The godparent of the American independent cinema movement is a title that has been messily bestowed on a whole heap of auteurs, with everyone from John Cassavetes to Robert Redford thrust up as figures deserving of the accolade. And yet although such filmmakers have had their own unique impact on the annals of indie cinema, perhaps none have left a distinct a mark as one John Carpenter, the horror master who has set the template for four decades of American cinema.

Carpenter’s genius has always laid in his talent for crafting closed loops. Carpenter’s films are often literally small – think Halloween, which goes down mostly over the space of a couple of suburban blocks, or Escape From New York, which makes the drawing of distinct spatial boundaries part of the plot – but massive in terms of ideas.

It was a formula that he mastered early: his first film, Dark Star, is a miniature sci-fi dark comedy that’s also somehow about finding purpose in a hostile world lacking objective moral sense. And even his bigger works, masterful splotches of pain and paranoia like The Thing, have a sense of geographical control that brings to mind a stage play rather than a major American film.

Although Carpenter’s career has fluctuated between science fiction, horror, and action comedy, his modus operandi has largely stayed the same: he is a director single-minded in intent, a man who scrapes every last inch of fat off his scripts before jumping into filming.

Such an approach was born out of a need to keep budgets down – Dark Star, Assault On Precinct 13, and Halloween cost $60,000, $100,000 and $300,000 respectively – but it has evolved into his director’s trademark; the skill that makes him so important as a filmmaker. Save his one slight glaring artistic disappointment, the uneven Ghosts Of Mars, a Carpenter film is as sharp as a needle. No line is wasted; no shot is expendable.

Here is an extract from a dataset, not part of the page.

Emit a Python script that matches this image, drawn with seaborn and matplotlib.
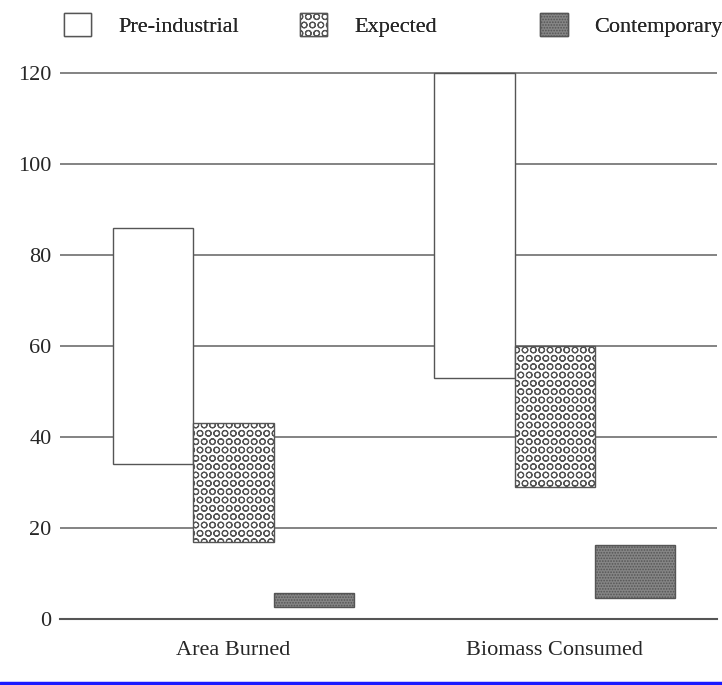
import numpy as np
import pandas as pd
import matplotlib
matplotlib.use("Agg")
import matplotlib.pyplot as plt
import seaborn as sns
from matplotlib.patches import Patch
from matplotlib.lines import Line2D

metrics = ["Area Burned", "Biomass Consumed"]
periods = ["Pre-industrial", "Expected", "Contemporary"]
# low / high end of each range bar
pre_low = [34, 53]
pre_high = [86, 120]
exp_low = [17, 29]
exp_high = [43, 60]
con_low = [2.7, 4.5]
con_high = [5.8, 16.3]

rows = []
for p, lo, hi in zip(periods, [pre_low, exp_low, con_low], [pre_high, exp_high, con_high]):
    for m, a, b in zip(metrics, lo, hi):
        rows.append({"metric": m, "period": p, "low": a, "span": b - a})
df = pd.DataFrame(rows)

sns.set_style("white")
plt.rcParams["font.family"] = ["Liberation Serif", "DejaVu Serif"]
plt.rcParams["hatch.linewidth"] = 0.8

fig = plt.figure(figsize=(7.22, 6.85), dpi=100)
ax = fig.add_axes([0.083, 0.0964, 0.910, 0.8004])

face = {"Pre-industrial": "white", "Expected": "white", "Contemporary": "#858585"}
sns.barplot(data=df, x="metric", y="span", hue="period", hue_order=periods,
            palette=face, width=0.75, gap=0, edgecolor="#555555", linewidth=1,
            legend=False, ax=ax, zorder=3)

# move each bar up to its low value (patches come hue by hue)
hatches = {"Pre-industrial": "", "Expected": "OO", "Contemporary": "......"}
bars = [p for p in ax.patches]
i = 0
for p in periods:
    sub = df[df.period == p]
    for _, r in sub.iterrows():
        b = bars[i]
        b.set_y(r["low"])
        b.set_hatch(hatches[p])
        i += 1

ax.set_ylim(0, 120.5)
ax.set_xlim(-0.54, 1.505)
ax.set_yticks(np.arange(0, 121, 20))
ax.yaxis.grid(True, color="#6e6e6e", linewidth=1.2, zorder=0)
ax.set_axisbelow(True)
for s in ["top", "right", "left"]:
    ax.spines[s].set_visible(False)
ax.spines["bottom"].set_color("#555555")
ax.spines["bottom"].set_linewidth(1.5)
ax.tick_params(axis="y", length=0, pad=6, labelsize=16)
ax.tick_params(axis="x", length=10, width=1, color="#333333", pad=6, labelsize=16)
ax.set_xlabel("")
ax.set_ylabel("")

# one legend entry per slot, placed like the original
legend_x = [0.088, 0.415, 0.748]
for p, lx in zip(periods, legend_x):
    h = Patch(facecolor=face[p], edgecolor="#555555", hatch=hatches[p], label=p)
    leg = fig.legend(handles=[h], loc="upper left", bbox_to_anchor=(lx, 0.981),
                     frameon=False, fontsize=16, handlelength=1.25, handleheight=1.2,
                     handletextpad=1.2, borderpad=0, borderaxespad=0)
    fig.add_artist(leg)

fig.add_artist(Line2D([0, 1], [0.003, 0.003], color="#1a1aff", linewidth=2.5,
                      transform=fig.transFigure))

fig.savefig("out.png", dpi=100)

Watch the trailer for Halloween below

This then is Carpenter’s impact on American independent cinema, a rupturing of the norm that can be felt to this day. Carpenter’s ambition strained against the limit of his budgets in a way that was thrilling rather than frustrating. His films imply so much more than they show, hinting away at larger worlds; suggesting entire lifetimes and universes without ever having to depict them. They are films that burst beyond their own margins.

To glance through even the last few years of independent cinema is to see the longevity of Carpenter’s impact. Some homages to the man’s work are more obvious than others: Jeremy Saulnier’s excellent Green Room takes inspiration from both Carpenter’s closed loop set-ups, and his penchant for taboo-shattering bursts of violence, whereas Yann Demange’s lauded behind enemy lines thriller ’71 feels like a veritable Assault On Precinct 13 remake, shot through with the same sense of mournful anger and politicised hopelessness.

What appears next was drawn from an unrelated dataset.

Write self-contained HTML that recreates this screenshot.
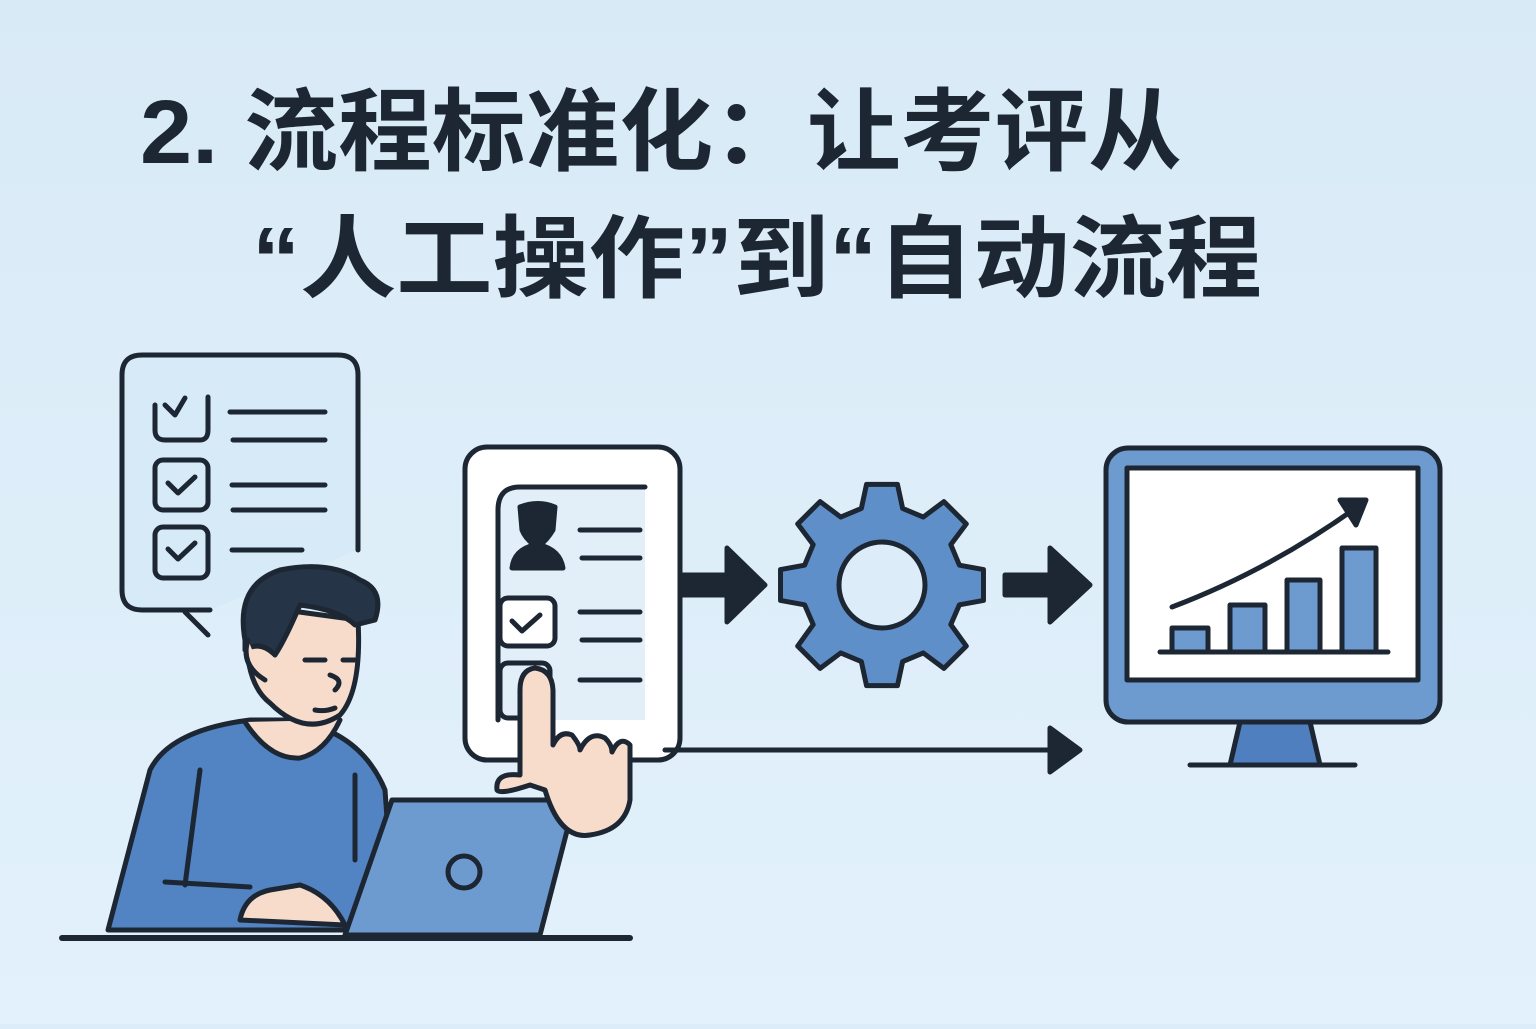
<!DOCTYPE html>
<html><head><meta charset="utf-8"><style>
html,body{margin:0;padding:0;}
body{width:1536px;height:1024px;overflow:hidden;background:linear-gradient(180deg,#dcecf8,#e0f0fa);}
</style></head><body>
<svg width="1536" height="1024" viewBox="0 0 1536 1024" xmlns="http://www.w3.org/2000/svg">
<defs><linearGradient id="bg" x1="0" y1="0" x2="0" y2="1"><stop offset="0" stop-color="#d9eaf7"/><stop offset="1" stop-color="#e2f1fb"/></linearGradient></defs>
<rect width="1536" height="1024" fill="url(#bg)"/>
<g font-family="'Liberation Sans','Noto Sans CJK SC',sans-serif" font-weight="bold" fill="#1d2633">
<text x="140" y="163" font-size="90" textLength="1042" lengthAdjust="spacingAndGlyphs">2. 流程标准化：让考评从</text>
<text x="252" y="290" font-size="90" textLength="1010" lengthAdjust="spacingAndGlyphs">“人工操作”到“自动流程</text>
</g>
<g stroke="#1d2633" stroke-width="5" stroke-linecap="round" stroke-linejoin="round" fill="none">
<path d="M358 550 V375 Q358 355 338 355 H142 Q122 355 122 375 V590 Q122 610 142 610 H210" fill="#d6eaf8"/>
<path d="M185 612 L208 635"/>
<path d="M155 405 V430 Q155 440 165 440 H200 Q208 440 208 430 V397"/>
<path d="M165 405 L175 415 L185 398"/>
<rect x="155" y="460" width="53" height="50" rx="8"/><path d="M168 483 L178 493 L195 477"/>
<rect x="155" y="527" width="53" height="51" rx="8"/><path d="M168 549 L178 559 L195 543"/>
<path d="M230 412 H325 M233 440 H325 M232 485 H325 M233 510 H325 M232 550 H302"/>
<path d="M108 930 L150 770 Q170 730 250 720 L290 720 Q360 730 385 790 L395 930 Z" fill="#5283c2"/>
<path d="M245 722 Q270 760 300 758 Q325 752 340 720" fill="#f7dccc"/>
<path d="M200 770 L185 885 M355 775 L355 860 M165 882 L250 887"/>
<path d="M248 605 Q240 680 270 703 Q305 738 340 715 Q362 690 358 620 Z" fill="#f7dccc"/>
<path d="M245 640 Q235 585 280 570 Q330 560 360 580 Q385 590 375 620 L355 625 Q340 610 300 605 Q285 640 275 655 Q260 640 245 650 Z" fill="#253447"/>
<path d="M248 640 Q240 665 265 680" fill="#f7dccc"/>
<path d="M305 660 H325 M343 660 H355 M330 675 Q345 680 335 690 M315 710 Q325 712 335 708"/>
<path d="M240 920 Q245 895 270 890 L300 885 Q330 895 345 925 Z" fill="#f7dccc"/>
<path d="M392 800 H575 L540 935 H345 Z" fill="#6d9bd0"/>
<circle cx="464" cy="872" r="16"/>
<path d="M62 938 H630" stroke-width="6"/>
<rect x="465" y="447" width="215" height="313" rx="22" fill="#ffffff"/>
<path d="M645 487 H520 Q498 487 498 510 V720 H645 Z" fill="#e2eff9" stroke="none"/>
<path d="M645 487 H520 Q498 487 498 510 V720"/>
<path d="M520 507 Q538 500 555 507 L553 530 Q547 540 540 545 Q560 550 563 568 H512 Q514 550 534 545 Q525 538 522 530 Z" fill="#1d2633"/>
<path d="M580 530 H640 M582 558 H640 M580 612 H640 M582 640 H640 M580 680 H640"/>
<rect x="500" y="598" width="55" height="48" rx="8" fill="#fff"/><path d="M512 621 L522 631 L540 615"/>
<rect x="500" y="663" width="50" height="55" rx="8"/>
<path d="M520 775 V690 Q520 670 535 668 Q552 670 553 690 V745 Q560 730 572 735 Q580 745 580 750 Q590 730 605 738 Q612 745 612 752 Q620 735 630 745 V800 Q625 830 590 835 Q560 840 545 790 L530 785 Q500 795 497 790 Q495 772 520 775 Z" fill="#f7dccc"/>
<path d="M680 575 H727 V548 L765 585 L727 622 V595 H680 Z" fill="#1d2633"/>
<path d="M1005 575 H1050 V548 L1090 585 L1050 622 V595 H1005 Z" fill="#1d2633"/>
<path d="M665 750 H1060"/>
<path d="M1050 728 L1080 750 L1050 772 Z" fill="#1d2633"/>
<g transform="translate(882,585) scale(0.86)" fill="#5f8fc8">
<path d="M-18 -108 H18 L24 -80 L48 -70 L72 -88 L98 -62 L80 -38 L90 -14 L118 -9 V27 L90 32 L80 55 L98 80 L72 106 L48 88 L24 98 L18 126 H-18 L-24 98 L-48 88 L-72 106 L-98 80 L-80 55 L-90 32 L-118 27 V-9 L-90 -14 L-80 -38 L-98 -62 L-72 -88 L-48 -70 L-24 -80 Z" transform="translate(0,-9)" stroke-width="5.8"/>
<circle cx="0" cy="0" r="50" fill="#dcecf8" stroke-width="5.8"/>
</g>
<rect x="1106" y="448" width="334" height="274" rx="22" fill="#6d9bd0"/>
<rect x="1127" y="468" width="291" height="212" fill="#ffffff"/>
<path d="M1240 722 H1310 L1320 765 H1230 Z" fill="#4f7fbf"/>
<path d="M1190 765 H1355"/>
<rect x="1172" y="628" width="36" height="24" fill="#6d9bd0"/>
<rect x="1230" y="605" width="35" height="47" fill="#6d9bd0"/>
<rect x="1287" y="580" width="33" height="72" fill="#6d9bd0"/>
<rect x="1342" y="548" width="34" height="104" fill="#6d9bd0"/>
<path d="M1160 652 H1388"/>
<path d="M1172 607 Q1270 570 1360 505"/>
<path d="M1340 500 L1366 500 L1356 525 Z" fill="#1d2633"/>
</g>
</svg>
</body></html>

But there are other, subtler ancestors of Carpenter’s legacy dotted about. Ben Wheatley’s Free Fire reeks of Carpentarian horror and slapstick; Good Time takes the grunge-splattered extremity of They Live and grounds it somewhere significantly more real; while Trey Edward Shults’ It Comes At Night is a film as sick and pale as The Thing.

“In France, I’m an auteur,” Carpenter once famously said. “In Germany, a filmmaker; in Britain; a genre film director; and, in the USA, a bum.” That might have been true once. But these days, in the USA, Carpenter is a formative figure; a director whose legacy can no longer be ignored.